Man, you had some guys that didn't know how to properly yarn their oakum in the joints....Gotta pack that stuff in


----------



## gear junkie (Jun 20, 2008)

Wonder if a FST could knock that out?


----------



## OpenSights (Mar 23, 2015)

That's lead!?!?!!!! WOW! At first glance I just thought it was the start of a belly....

Old cast line... '20's-'50's house? No previous problems?


----------



## AssTyme (May 15, 2010)

OpenSights said:


> That's lead!?!?!!!! WOW! At first glance I just thought it was the start of a belly....
> 
> Old cast line... '20's-'50's house? No previous problems?

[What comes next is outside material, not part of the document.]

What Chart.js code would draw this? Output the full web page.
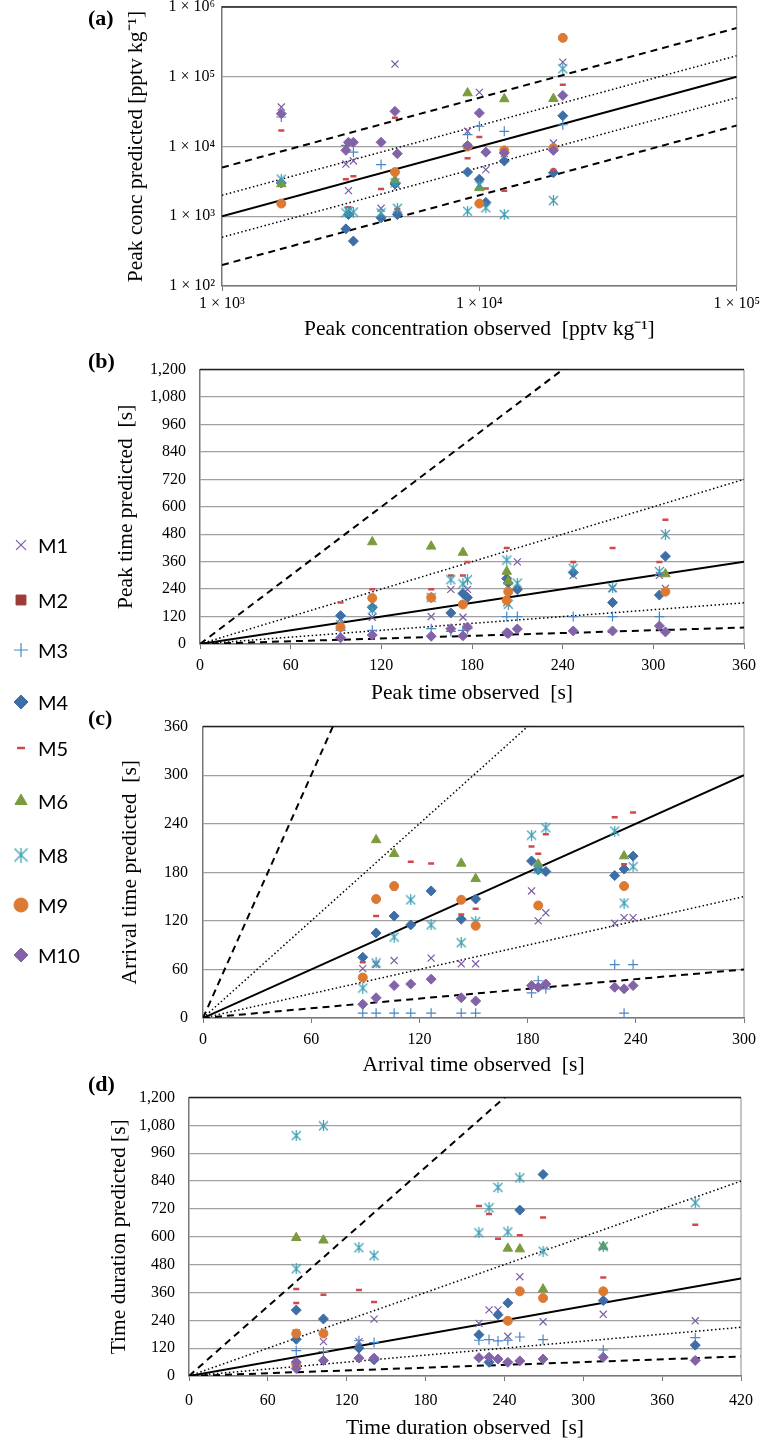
<!DOCTYPE html>
<html>
<head>
<meta charset="utf-8">
<script src="https://cdn.jsdelivr.net/npm/chart.js@4.4.1/dist/chart.umd.min.js"></script>
<style>
  body { margin: 0; background: #fff; width: 763px; height: 1440px; position: relative; overflow: hidden; }
  .panel { position: absolute; left: 0; width: 763px; }
  .tag { position: absolute; left: 88px; font: bold 22px "Liberation Serif", serif; }
  #legend { position: absolute; left: 0; top: 0; }
  .item { position: absolute; left: 8px; height: 30px; display: flex; align-items: center; font: 20px Lato, "Open Sans", sans-serif; }
  .item canvas { width: 26px; height: 26px; margin-right: 4px; }
</style>
</head>
<body>
<div class="panel" id="pa" style="top:-10px;height:356px"><canvas id="ca"></canvas></div>
<div class="panel" id="pb" style="top:346px;height:360px"><canvas id="cb"></canvas></div>
<div class="panel" id="pc" style="top:702px;height:376px"><canvas id="cc"></canvas></div>
<div class="panel" id="pd" style="top:1074px;height:367px"><canvas id="cd"></canvas></div>
<div class="tag" style="top:5px">(a)</div>
<div class="tag" style="top:348px">(b)</div>
<div class="tag" style="top:705px">(c)</div>
<div class="tag" style="top:1071px">(d)</div>
<div id="legend"></div>
<script>
const models = ['M1', 'M2', 'M3', 'M4', 'M5', 'M6', 'M8', 'M9', 'M10'];

// (a) peak concentration [pptv kg-1]
const concObs = [1700, 3030, 3100, 3240, 4150, 4700, 4800, 9000, 10000, 10600, 12500, 19400, 21100];
const concM1 = [36800, 5600, 2330, 6200, 1300, 152000, 2700, 16500, 59700, 4660, 7900, 11200, 162000];
const concM2 = [null, null, null, null, null, null, null, null, null, null, null, null, null];
const concM3 = [26500, 10400, null, 8300, 5500, null, null, 14800, 19500, null, 16500, null, 20500];
const concM4 = [3000, 660, 1060, 440, 950, 2900, 1060, 4300, 3400, 1580, 6200, 4200, 27600];
const concM5 = [17000, 3400, 1350, 3740, 2450, 25900, 1270, 6800, 13700, 2500, 2330, 4660, 76800];
const concM6 = [2900, null, null, null, null, 3300, null, 58400, 2550, null, 48000, 48400, null];
const concM8 = [3400, 1120, 1180, 1150, 1120, 3000, 1300, 1180, 2800, 1320, 1060, 1680, 130000];
const concM9 = [1520, null, null, null, null, 4300, null, 10000, 1520, null, 8800, 9500, 361000];
const concM10 = [29500, 8800, 11500, 11500, 11500, 31900, 7900, 10300, 30200, 8300, 8100, 8800, 54000];

// (b) peak time [s]
const peakObs = [93, 114, 153, 166, 174, 177, 203, 204, 210, 247, 273, 304, 308];
const peakM1 = [110, 117, 120, 239, 117, 239, 181, null, 359, 300, 243, 300, 243];
const peakM2 = [null, null, null, null, null, null, null, null, null, null, null, null, null];
const peakM3 = [60, 60, 67, 55, 60, 67, 120, null, 120, 120, 120, 120, null];
const peakM4 = [124, 160, null, 136, 221, 203, 286, 267, 238, 313, 181, 214, 384];
const peakM5 = [181, 239, 239, 300, 300, 359, 420, 240, null, 359, 420, 359, 543];
const peakM6 = [null, 446, 427, null, 400, null, 317, 274, null, null, null, null, 306];
const peakM8 = [85, 149, 203, 281, 263, 281, 367, 174, 266, 331, 246, 317, 479];
const peakM9 = [74, 201, 203, null, 173, null, 191, 229, null, null, null, null, 229];
const peakM10 = [27, 39, 34, 67, 36, 74, 49, 46, 66, 57, 57, 79, 53];

// (c) arrival time [s]
const arrObs = [88.6, 96, 106, 115.2, 126.5, 143.2, 151.2, 182.2, 185.9, 190.1, 228.3, 233.5, 238.5];
const arrM1 = [61, 66, 71, null, 74, 67, 67, 157, 120, 130, 117, 124, 124];
const arrM2 = [null, null, null, null, null, null, null, null, null, null, null, null, null];
const arrM3 = [6, 6, 6, 6, 6, 6, 6, 31, 46, 36, 66, 6, 66];
const arrM4 = [75, 105, 126, 115, 157, 122, 147, 194, 183, 181, 176, 184, 200];
const arrM5 = [69, 126, 159, 193, 191, 128, 135, 212, 203, 227, 248, 190, 254];
const arrM6 = [null, 220, 203, null, null, 191, 172, null, 190, null, null, 200, null];
const arrM8 = [37, 68, 100, 146, 115, 93, 119, 226, 184, 235, 231, 142, 187];
const arrM9 = [50, 147, 163, null, null, 146, 114, null, 139, null, null, 163, null];
const arrM10 = [17, 25, 40, 42, 48, 25, 21, 40, 38, 42, 38, 36, 40];

// (d) time duration [s]
const durObs = [81.6, 81.6, 102.3, 129.3, 140.8, 220.6, 228.3, 235.1, 242.6, 251.7, 269.4, 315.2, 385.2];
const durM1 = [186, null, 148, 148, 245, 227, 285, 285, 171, 428, 234, 266, 238];
const durM2 = [null, null, null, null, null, null, null, null, null, null, null, null, null];
const durM3 = [109, null, 105, 152, 144, 154, 157, 151, 154, 168, 157, 112, 165];
const durM4 = [284, 158, 246, 120, 70, 178, 59, 264, 315, 715, 869, 325, 133];
const durM5 = [375, 315, 350, 371, 319, 733, 698, 592, 544, 607, 683, 425, 652];
const durM6 = [596, null, 585, null, null, null, null, null, 550, 547, 374, 558, null];
const durM8 = [1036, 462, 1078, 553, 519, 617, 725, 813, 621, 854, 538, 558, 747];
const durM9 = [183, 50, 183, null, null, null, null, null, 238, 365, 336, 365, null];
const durM10 = [60, 32, 67, 77, 77, 79, 81, 73, 59, 65, 73, 81, 67];

// ratio lines: 1:1 solid, factor 2 dotted, factor 5 dashed
const solidRatios = [1];
const dottedRatios = [2, 0.5];
const dashedRatios = [5, 0.2];

// asterisk marker (X with a vertical bar)
function asterisk(size, color, lw) {
  const c = document.createElement('canvas');
  c.width = size; c.height = size;
  const g = c.getContext('2d');
  g.strokeStyle = color; g.lineWidth = lw;
  const m = 1, s = size - 1;
  g.beginPath();
  g.moveTo(m, m); g.lineTo(s, s);
  g.moveTo(s, m); g.lineTo(m, s);
  g.moveTo(size / 2, 0); g.lineTo(size / 2, size);
  g.stroke();
  return c;
}

const styles = {
  M1: { pointStyle: 'crossRot', radius: 5, color: '#7a5ba3', fill: false, bw: 1.2 },
  M2: { pointStyle: 'rect', radius: 5, color: '#9d3a37', fill: true, bw: 1 },
  M3: { pointStyle: 'cross', radius: 5, color: '#4a86c6', fill: false, bw: 1.2 },
  M4: { pointStyle: 'rectRot', radius: 5, color: '#3e6ea6', fill: true, bw: 1 },
  M5: { pointStyle: 'line', radius: 3, color: '#d0484b', fill: false, bw: 2.5 },
  M6: { pointStyle: 'triangle', radius: 5.5, color: '#7c9b3e', fill: true, bw: 1 },
  M8: { pointStyle: asterisk(11, '#3a9cb3', 1.2), radius: 5, color: '#3a9cb3', fill: false, bw: 1.2 },
  M9: { pointStyle: 'circle', radius: 4.5, color: '#dc7a34', fill: true, bw: 1 },
  M10: { pointStyle: 'rectRot', radius: 5, color: '#8363a8', fill: true, bw: 1 }
};

const frame = {
  id: 'frame',
  beforeDatasetsDraw(chart) {
    const { ctx, chartArea: a } = chart;
    ctx.save();
    ctx.strokeStyle = '#8c8c8c';
    ctx.lineWidth = 1;
    ctx.beginPath(); ctx.moveTo(a.right, a.top); ctx.lineTo(a.right, a.bottom); ctx.stroke();
    ctx.strokeStyle = '#222';
    ctx.lineWidth = 1.5;
    ctx.beginPath(); ctx.moveTo(a.left, a.top); ctx.lineTo(a.right, a.top); ctx.stroke();
    ctx.restore();
  }
};

const sup = { '2': '²', '3': '³', '4': '⁴', '5': '⁵', '6': '⁶' };
const logLabel = v => '1 × 10' + sup[String(Math.round(Math.log10(v)))];

function makePanel(id, p) {
  const datasets = [];
  const lines = [[solidRatios, [], 2], [dottedRatios, [1.5, 2.5], 1.5], [dashedRatios, [7, 5], 2]];
  lines.forEach(([ratios, dash, w]) => {
    ratios.forEach(k => {
      datasets.push({
        type: 'line',
        data: [{ x: p.x0, y: k * p.x0 }, { x: p.xmax, y: k * p.xmax }],
        borderColor: '#000', borderWidth: w, borderDash: dash,
        pointRadius: 0, fill: false, order: 100
      });
    });
  });
  models.forEach((m, i) => {
    const st = styles[m];
    const ys = p.series[i];
    datasets.push({
      label: m,
      data: p.obs.map((x, j) => ({ x: x, y: ys[j] })).filter(d => d.y != null),
      pointStyle: st.pointStyle,
      pointRadius: st.radius,
      pointHoverRadius: st.radius,
      borderColor: st.color,
      backgroundColor: st.fill ? st.color : 'rgba(0,0,0,0)',
      borderWidth: st.bw,
      order: 9 - i
    });
  });

  const tickFont = { family: 'Liberation Serif', size: 16 };
  const titleFont = { family: 'Liberation Serif', size: 21.5 };
  const xScale = {
    type: p.log ? 'logarithmic' : 'linear',
    min: p.xmin, max: p.xmax,
    border: { color: '#777', width: 1.5 },
    grid: { drawOnChartArea: false, drawTicks: true, tickLength: 5, color: '#777' },
    ticks: { font: tickFont, color: '#000', padding: p.xTickPad, maxRotation: 0 },
    title: { display: true, text: p.xTitle, font: titleFont, color: '#000', padding: { top: 0, bottom: p.xTitlePad } },
    afterFit: s => { s.height = p.xAxisH; }
  };
  const yScale = {
    type: p.log ? 'logarithmic' : 'linear',
    min: p.ymin, max: p.ymax,
    border: { color: '#777', width: 1.5 },
    grid: { color: '#a0a0a0', lineWidth: 1.3, drawTicks: false },
    ticks: { font: tickFont, color: '#000', padding: p.yTickPad },
    title: { display: true, text: p.yTitle, font: titleFont, color: '#000', padding: { top: p.yTitlePad, bottom: 0 } },
    afterFit: s => { s.width = p.left; }
  };
  if (p.log) {
    xScale.afterBuildTicks = a => { a.ticks = [1e3, 1e4, 1e5].map(v => ({ value: v })); };
    yScale.afterBuildTicks = a => { a.ticks = [1e2, 1e3, 1e4, 1e5, 1e6].map(v => ({ value: v })); };
    xScale.ticks.callback = logLabel;
    yScale.ticks.callback = logLabel;
  } else {
    xScale.ticks.stepSize = p.xStep;
    yScale.ticks.stepSize = p.yStep;
    yScale.ticks.callback = v => v.toLocaleString('en-US');
  }

  new Chart(document.getElementById(id), {
    type: 'scatter',
    data: { datasets: datasets },
    options: {
      responsive: true,
      maintainAspectRatio: false,
      animation: false,
      events: [],
      layout: { padding: { left: 0, right: 763 - p.right, top: 17, bottom: 0 } },
      plugins: { legend: { display: false }, tooltip: { enabled: false } },
      scales: { x: xScale, y: yScale }
    },
    plugins: [frame]
  });
}

makePanel('ca', {
  log: true, obs: concObs,
  series: [concM1, concM2, concM3, concM4, concM5, concM6, concM8, concM9, concM10],
  x0: 1e3, xmin: 1e3, xmax: 1e5, ymin: 1e2, ymax: 1e6,
  left: 222, right: 741, xAxisH: 60, xTickPad: 3, xTitlePad: 4, yTickPad: 7, yTitlePad: 123,
  xTitle: 'Peak concentration observed  [pptv kg⁻¹]', yTitle: 'Peak conc predicted [pptv kg⁻¹]'
});
makePanel('cb', {
  log: false, obs: peakObs,
  series: [peakM1, peakM2, peakM3, peakM4, peakM5, peakM6, peakM8, peakM9, peakM10],
  x0: 0, xmin: 0, xmax: 360, xStep: 60, ymin: 0, ymax: 1200, yStep: 120,
  left: 200, right: 745, xAxisH: 62, xTickPad: 7, xTitlePad: 0, yTickPad: 14, yTitlePad: 113,
  xTitle: 'Peak time observed  [s]', yTitle: 'Peak time predicted  [s]'
});
makePanel('cc', {
  log: false, obs: arrObs,
  series: [arrM1, arrM2, arrM3, arrM4, arrM5, arrM6, arrM8, arrM9, arrM10],
  x0: 0, xmin: 0, xmax: 300, xStep: 60, ymin: 0, ymax: 360, yStep: 60,
  left: 203, right: 748, xAxisH: 60, xTickPad: 7, xTitlePad: 0, yTickPad: 15, yTitlePad: 117,
  xTitle: 'Arrival time observed  [s]', yTitle: 'Arrival time predicted  [s]'
});
makePanel('cd', {
  log: false, obs: durObs,
  series: [durM1, durM2, durM3, durM4, durM5, durM6, durM8, durM9, durM10],
  x0: 0, xmin: 0, xmax: 420, xStep: 60, ymin: 0, ymax: 1200, yStep: 120,
  left: 189, right: 748, xAxisH: 65, xTickPad: 10, xTitlePad: 0, yTickPad: 14, yTitlePad: 106,
  xTitle: 'Time duration observed  [s]', yTitle: 'Time duration predicted [s]'
});

// legend on the left
const legendY = [545, 600, 650, 702, 748, 801, 855, 905, 955];
const legend = document.getElementById('legend');
models.forEach((m, i) => {
  const st = styles[m];
  const item = document.createElement('div');
  item.className = 'item';
  item.style.top = (legendY[i] - 15) + 'px';
  const c = document.createElement('canvas');
  c.width = 26; c.height = 26;
  const g = c.getContext('2d');
  g.strokeStyle = st.color;
  g.fillStyle = st.color;
  g.lineWidth = st.bw;
  const style = m === 'M8' ? asterisk(15, st.color, 1.3) : st.pointStyle;
  const r = m === 'M5' ? 4 : 7;
  if (Chart.helpers && Chart.helpers.drawPoint) {
    Chart.helpers.drawPoint(g, { pointStyle: style, radius: r, borderWidth: st.bw, rotation: 0 }, 13, 13);
  }
  item.appendChild(c);
  const t = document.createElement('span');
  t.textContent = m;
  item.appendChild(t);
  legend.appendChild(item);
});
</script>
</body>
</html>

1970's very small commercial building 250' out. Pic was taken from outside cleanout not too far from road. No previous problems until the last year, 3 times. Lead is blocking 1/3 of pipe.


----------



## fixitright (Jan 5, 2012)

Time to dig?


----------



## AssTyme (May 15, 2010)

fixitright said:


> Time to dig?



Yup.


----------